The various decadienoic acid isomers can be distinguished by the positions of their double bonds along the chain. A double bond is said to be at position k if it connects carbons k and k+1 of the chain, counting from 1 at the carboxyl end. The positions are x+2 and x+y+4 for the first type (21 possibilities), and r+2 and r+3 for the second type (7 possibilities). The systematic name of the acid is formed by prefixing the positions of the double bonds to "decadienoic" or inserting them before the "dienoic" suffix. as in "4,7-decadienoic" or "dec-4,7-dienoic" for HO(O=)C–(–CH_{2})_{2}–CH=CH–CH_{2}–CH=CH–(CH_{2})_{2}–H.

===Geometric isomerism===

Decadienoic acids with the two double bonds in the same positions can be further distinguished by the geometry of the adjacent single bonds.

Each double bond that is adjacent to two single C–C bonds can be in two cis-trans conformations, namely with those two single bonds on the same side (cis or Z) or opposite sides (trans or E) of the double bond's plane.

If the two double bonds overlap forming an allene core C=C=C surrounded by two single C–C bonds, the chain fragments C–C=C=C and C=C=C–C will lie on perpendicular planes. Then, instead of cis-trans isomers, there will be two axial isomers distinguished by the handedness of the C–C=C=C–C "screw". They are denoted by the letters R and S.

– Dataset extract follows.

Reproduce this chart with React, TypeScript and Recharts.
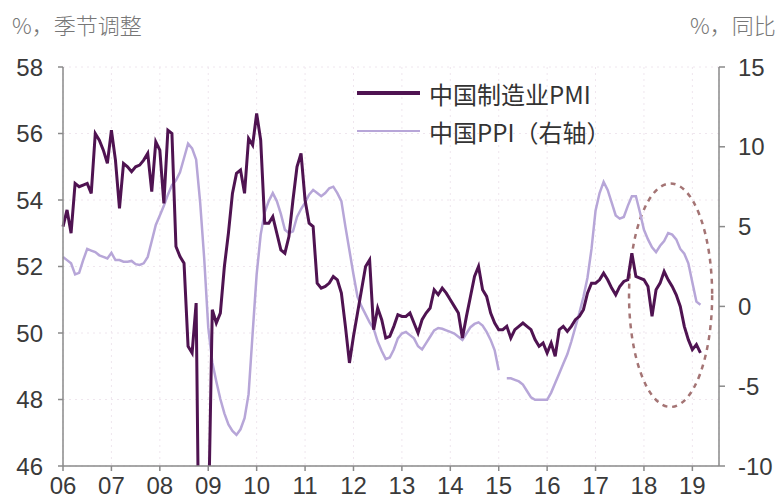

Double bonds at the very end of the chain (–C=CH_{2} or -C=C=CH_{2}) will not cause geometric isomerism, because the two hydrogen atoms in the final carbon are symmetrically placed relative to the bond's plane. However, geometric isomerism may still occur at that position in derivative compounds where one or both terminal hydrogens are replaced by different groups.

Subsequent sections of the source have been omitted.